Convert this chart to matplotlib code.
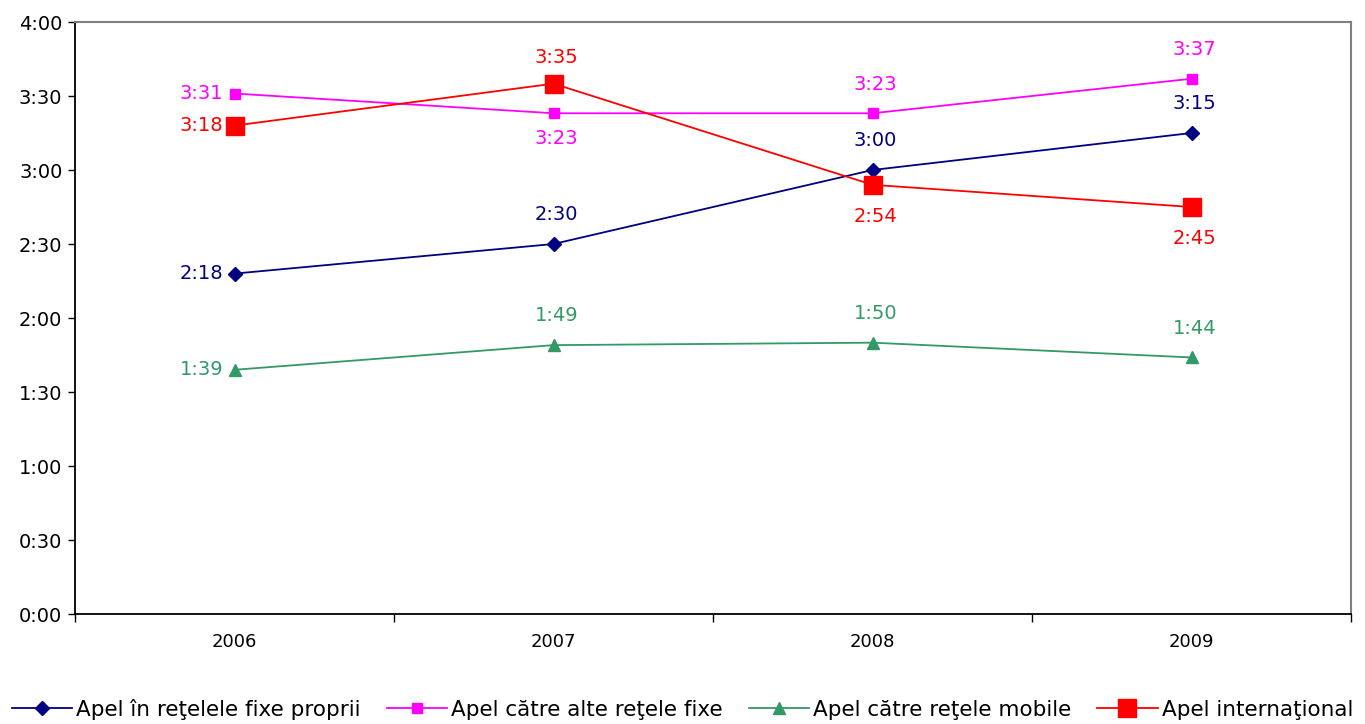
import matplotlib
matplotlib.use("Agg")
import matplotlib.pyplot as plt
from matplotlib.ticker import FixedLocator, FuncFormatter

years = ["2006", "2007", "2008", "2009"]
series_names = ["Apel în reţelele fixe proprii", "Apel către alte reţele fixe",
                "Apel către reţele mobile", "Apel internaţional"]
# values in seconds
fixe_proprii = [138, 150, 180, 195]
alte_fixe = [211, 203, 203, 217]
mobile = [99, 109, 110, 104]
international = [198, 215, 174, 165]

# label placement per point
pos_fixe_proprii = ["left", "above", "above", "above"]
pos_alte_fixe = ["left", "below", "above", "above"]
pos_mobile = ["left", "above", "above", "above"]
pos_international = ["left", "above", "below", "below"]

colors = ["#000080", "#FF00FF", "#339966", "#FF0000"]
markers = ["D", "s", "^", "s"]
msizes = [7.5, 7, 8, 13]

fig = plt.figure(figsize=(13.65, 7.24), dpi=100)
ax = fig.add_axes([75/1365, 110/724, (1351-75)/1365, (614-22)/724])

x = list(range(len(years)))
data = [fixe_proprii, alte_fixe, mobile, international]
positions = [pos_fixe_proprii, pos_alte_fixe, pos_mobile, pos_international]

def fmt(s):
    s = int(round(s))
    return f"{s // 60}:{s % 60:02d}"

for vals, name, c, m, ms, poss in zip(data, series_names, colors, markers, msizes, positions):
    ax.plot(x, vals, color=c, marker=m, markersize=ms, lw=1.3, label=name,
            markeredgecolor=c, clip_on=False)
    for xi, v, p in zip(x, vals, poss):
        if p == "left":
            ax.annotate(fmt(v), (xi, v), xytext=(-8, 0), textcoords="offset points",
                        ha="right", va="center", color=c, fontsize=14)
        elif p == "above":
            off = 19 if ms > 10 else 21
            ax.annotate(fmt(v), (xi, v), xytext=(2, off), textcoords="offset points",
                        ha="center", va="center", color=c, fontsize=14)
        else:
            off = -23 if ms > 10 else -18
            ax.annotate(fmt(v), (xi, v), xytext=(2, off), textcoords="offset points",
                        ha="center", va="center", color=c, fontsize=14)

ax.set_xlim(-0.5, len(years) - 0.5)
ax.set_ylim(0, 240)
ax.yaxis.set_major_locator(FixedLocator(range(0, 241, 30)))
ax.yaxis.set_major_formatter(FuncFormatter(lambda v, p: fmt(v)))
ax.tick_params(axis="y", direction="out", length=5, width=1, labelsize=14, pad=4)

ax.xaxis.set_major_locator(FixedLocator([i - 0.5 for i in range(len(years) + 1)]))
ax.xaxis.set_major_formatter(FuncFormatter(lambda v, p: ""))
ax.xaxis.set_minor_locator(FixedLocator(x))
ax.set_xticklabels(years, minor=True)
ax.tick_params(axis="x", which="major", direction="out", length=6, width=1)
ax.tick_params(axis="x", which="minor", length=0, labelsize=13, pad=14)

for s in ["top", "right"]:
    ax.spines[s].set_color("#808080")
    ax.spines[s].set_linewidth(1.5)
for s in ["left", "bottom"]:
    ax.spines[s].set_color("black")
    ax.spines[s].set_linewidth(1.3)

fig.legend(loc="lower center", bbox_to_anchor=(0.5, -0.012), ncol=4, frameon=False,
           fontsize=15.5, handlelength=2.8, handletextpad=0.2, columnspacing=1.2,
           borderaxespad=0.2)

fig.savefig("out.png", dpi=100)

════

Reproduce the listing above exactly, excluding all pictures.

Convert this chart to matplotlib code.
import matplotlib
matplotlib.use("Agg")
import matplotlib.pyplot as plt
from matplotlib.ticker import FixedLocator, FuncFormatter

years = ["2006", "2007", "2008", "2009"]
series_names = ["Apel în reţelele fixe proprii", "Apel către alte reţele fixe",
                "Apel către reţele mobile", "Apel internaţional"]
# values in seconds
fixe_proprii = [138, 150, 180, 195]
alte_fixe = [211, 203, 203, 217]
mobile = [99, 109, 110, 104]
international = [198, 215, 174, 165]

# label placement per point
pos_fixe_proprii = ["left", "above", "above", "above"]
pos_alte_fixe = ["left", "below", "above", "above"]
pos_mobile = ["left", "above", "above", "above"]
pos_international = ["left", "above", "below", "below"]

colors = ["#000080", "#FF00FF", "#339966", "#FF0000"]
markers = ["D", "s", "^", "s"]
msizes = [7.5, 7, 8, 13]

fig = plt.figure(figsize=(13.65, 7.24), dpi=100)
ax = fig.add_axes([75/1365, 110/724, (1351-75)/1365, (614-22)/724])

x = list(range(len(years)))
data = [fixe_proprii, alte_fixe, mobile, international]
positions = [pos_fixe_proprii, pos_alte_fixe, pos_mobile, pos_international]

def fmt(s):
    s = int(round(s))
    return f"{s // 60}:{s % 60:02d}"

for vals, name, c, m, ms, poss in zip(data, series_names, colors, markers, msizes, positions):
    ax.plot(x, vals, color=c, marker=m, markersize=ms, lw=1.3, label=name,
            markeredgecolor=c, clip_on=False)
    for xi, v, p in zip(x, vals, poss):
        if p == "left":
            ax.annotate(fmt(v), (xi, v), xytext=(-8, 0), textcoords="offset points",
                        ha="right", va="center", color=c, fontsize=14)
        elif p == "above":
            off = 19 if ms > 10 else 21
            ax.annotate(fmt(v), (xi, v), xytext=(2, off), textcoords="offset points",
                        ha="center", va="center", color=c, fontsize=14)
        else:
            off = -23 if ms > 10 else -18
            ax.annotate(fmt(v), (xi, v), xytext=(2, off), textcoords="offset points",
                        ha="center", va="center", color=c, fontsize=14)

ax.set_xlim(-0.5, len(years) - 0.5)
ax.set_ylim(0, 240)
ax.yaxis.set_major_locator(FixedLocator(range(0, 241, 30)))
ax.yaxis.set_major_formatter(FuncFormatter(lambda v, p: fmt(v)))
ax.tick_params(axis="y", direction="out", length=5, width=1, labelsize=14, pad=4)

ax.xaxis.set_major_locator(FixedLocator([i - 0.5 for i in range(len(years) + 1)]))
ax.xaxis.set_major_formatter(FuncFormatter(lambda v, p: ""))
ax.xaxis.set_minor_locator(FixedLocator(x))
ax.set_xticklabels(years, minor=True)
ax.tick_params(axis="x", which="major", direction="out", length=6, width=1)
ax.tick_params(axis="x", which="minor", length=0, labelsize=13, pad=14)

for s in ["top", "right"]:
    ax.spines[s].set_color("#808080")
    ax.spines[s].set_linewidth(1.5)
for s in ["left", "bottom"]:
    ax.spines[s].set_color("black")
    ax.spines[s].set_linewidth(1.3)

fig.legend(loc="lower center", bbox_to_anchor=(0.5, -0.012), ncol=4, frameon=False,
           fontsize=15.5, handlelength=2.8, handletextpad=0.2, columnspacing=1.2,
           borderaxespad=0.2)

fig.savefig("out.png", dpi=100)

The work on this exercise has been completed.